We’ve been noticing more and more suede bomber jackets on the menswear scene lately, but mostly they’ve been in the usual sandy shade of buckskin.
So when this navy number from Levi’s Vintage Clothing landed at Hickoree’s Hard Goods this week, we were pleasantly surprised. Naturally, it’s got all the period-specific sturdiness you’ve come to expect from LVC, but here’s what else you need to know. The Story: LVC is dedicated to reproducing archival Levi’s pieces—even down to the “pine tree” green jacket label of this 1960s-era bomber jacket—and this one is based on a WWII-inspired bomber jacket in a luxurious navy sheepskin suede.

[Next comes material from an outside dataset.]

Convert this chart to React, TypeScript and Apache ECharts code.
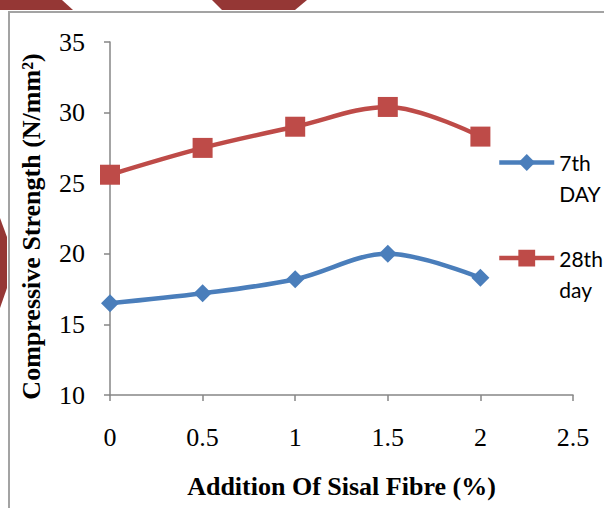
import React, { useEffect, useRef } from "react";
import * as echarts from "echarts";

const fibrePercent = [0, 0.5, 1, 1.5, 2];
const day7Values = [16.5, 17.2, 18.2, 20.0, 18.3];
const day28Values = [25.6, 27.5, 29.0, 30.4, 28.3];
const seriesNames = ["7th DAY", "28th day"];
const legendLabels: Record<string, string> = { "7th DAY": "\n7th\nDAY", "28th day": "\n28th\nday" };
const xTicks = { min: 0, max: 2.5, interval: 0.5 };
const yTicks = { min: 10, max: 35, interval: 5 };

const BLUE = "#4A7EBB";
const RED = "#BE4B48";
const DECOR = "#953735";
const SERIF = "'Liberation Serif', 'Times New Roman', serif";
const SANS = "Lato, 'Open Sans', sans-serif";

export default function App() {
  const ref = useRef<HTMLDivElement>(null);
  useEffect(() => {
    if (!ref.current) return;
    const chart = echarts.init(ref.current, null, { renderer: "svg" });
    const L = 31;
    chart.setOption({
      animation: false,
      backgroundColor: "#ffffff",
      grid: { left: 110, right: 31, top: 42, bottom: 113, containLabel: false },
      graphic: [
        { type: "rect", z: 0, shape: { x: 9, y: 12, width: 700, height: 600 }, style: { fill: "none", stroke: "#a3a3a3", lineWidth: 2 } },
        { type: "polygon", z: 1, shape: { points: [[0, 0], [62, 0], [73, 10], [0, 10]] }, style: { fill: DECOR } },
        { type: "polygon", z: 1, shape: { points: [[212, 0], [307, 0], [295, 10], [222, 10]] }, style: { fill: DECOR } },
        { type: "polygon", z: 1, shape: { points: [[0, 218], [7, 237], [7, 288], [0, 308]] }, style: { fill: DECOR } },
      ],
      legend: {
        orient: "vertical",
        left: 497,
        top: 116,
        padding: 0,
        itemGap: 2.6,
        itemWidth: 55,
        itemHeight: 21,
        lineStyle: { width: 4.5 },
        data: seriesNames,
        formatter: (name: string) => legendLabels[name] || name,
        textStyle: { fontFamily: SANS, fontSize: 21, color: "#000", lineHeight: L },
      },
      xAxis: {
        type: "value",
        min: xTicks.min,
        max: xTicks.max,
        interval: xTicks.interval,
        name: "Addition Of Sisal Fibre (%)",
        nameLocation: "middle",
        nameGap: 78,
        nameTextStyle: { fontFamily: SERIF, fontSize: 26, fontWeight: "bold", color: "#000" },
        axisLine: { show: true, lineStyle: { color: "#868686", width: 1.5 } },
        axisTick: { show: true, length: 6, lineStyle: { color: "#868686", width: 1.5 } },
        axisLabel: { fontFamily: SERIF, fontSize: 26, color: "#000", margin: 29 },
        splitLine: { show: false },
      },
      yAxis: {
        type: "value",
        min: yTicks.min,
        max: yTicks.max,
        interval: yTicks.interval,
        name: "Compressive Strength (N/mm²)",
        nameLocation: "middle",
        nameGap: 66,
        nameTextStyle: { fontFamily: SERIF, fontSize: 26, fontWeight: "bold", color: "#000", padding: [0, 16, 0, 0] },
        axisLine: { show: true, lineStyle: { color: "#868686", width: 1.5 } },
        axisTick: { show: true, length: 6, lineStyle: { color: "#868686", width: 1.5 } },
        axisLabel: { fontFamily: SERIF, fontSize: 26, color: "#000", margin: 25 },
        splitLine: { show: false },
      },
      series: [
        {
          name: seriesNames[0],
          type: "line",
          data: fibrePercent.map((x, i) => [x, day7Values[i]]),
          smooth: 0.35,
          symbol: "diamond",
          symbolSize: 18,
          lineStyle: { color: BLUE, width: 4.5 },
          itemStyle: { color: BLUE },
          z: 3,
        },
        {
          name: seriesNames[1],
          type: "line",
          data: fibrePercent.map((x, i) => [x, day28Values[i]]),
          smooth: 0.35,
          symbol: "rect",
          symbolSize: 20,
          lineStyle: { color: RED, width: 4.5 },
          itemStyle: { color: RED },
          z: 3,
        },
      ],
    });
    return () => chart.dispose();
  }, []);
  return <div ref={ref} style={{ position: "fixed", left: 0, top: 0, width: 604, height: 508 }} />;
}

Who to Channel: You’ll want to land somewhere between Chuck Yeager and Tom Cruse in Top Gun. (So cool it on the “fist pumping while motorcycling alongside fighter jets” thing.)
When to Wear It: Right about now, as long as rain isn’t in the forecast.
Degree of Difficulty: Medium to high, actually. Even though it seems the suede bomber is making a comeback, the years of billowy excess and mob ties have given the jacket a bit of a bad rap. In other words: keep it classy.
With another spring arrival—this time at Unionmade—comes another lightweight jacket perfect for the wintry side of spring we’re soon to be transitioning into.
This Fairfax shawl-collared varsity jacket is the next piece in the long-standing collaboration between San Francisco’s own Unionmade and Golden Bear—just in time for spring training. Here’s what else you need to know.
The Story: SF men’s shop Unionmade has made a name for itself selling sensible, heritage-leaning menswear, and they’ve also made a habit of collaborating with some of their favorite labels—including Golden Bear, a local company that’s been in the varsity jacket business for nearly century.
Who to Channel: A well-heeled relief pitcher warming up in the bullpen; a varsity boat skipper.
When to Wear It: This one is your windbreaker for all seasons—the shawl collar can be turned up for even more protection to your breeze-susceptible neck.
Think of This As: The ideal love child between a windbreaker and a varsity jacket.
The spring gear is beginning to trickle into our favorite shops—and Wittmore has just received the newest batch from Fred Perry’s made-in-Britain Laurel Wreath collection.
Since the temperatures aren’t exactly springlike just yet, our gaze skipped over the polo shirts and went straight to this navy Harrington jacket—a nice update on the classic mild-weather staple. Here’s what else you need to know.
The Story: After a long and fruitful tennis career (he won Wimbledon and the Davis Cup three times), Fred Perry turned to his passion of tennis clothing. So in 1952 he started with a piqué cotton polo, sewed a laurel onto the chest, and the rest is history.
Who to Channel: An accomplished tennis player grabbing an après-match Pimm’s Cup at the clubhouse; a rebel without a cause.
When to Wear It: On a spring day threatening to be a little too breezy for just a sweater.
Degree of Difficulty: Low to medium. For the low end: keep it casual (like Mr. Dean, below). The stakes rise to medium if you’re in trousers-and-tie territory—but this jacket is cut trimmer than a classic Harrington, which makes it a good outer layer for the morning commute.
The Story: Clarks have been making the poster-boot of desert footwear since WWII—and have since become a staple in most guys’ wardrobes. This pair replaces the usual uppers with a navy nubuck and dyes the crepe a brick-red, like your favorite pair of bucks.
Who to Channel: Britain's Desert Rats battalion in their finest dress uniforms; Steve McQueen, had he kept the boots on with his tuxedo (shown below).
When to Wear It: Anytime you would wear your suede pair. You can leave those in a dark corner of the closet until everyone starts wearing upcycled versions of the desert boot—and it’s time to go back to the originals.
Consider These: The best update to a classic you’ve seen in a good while.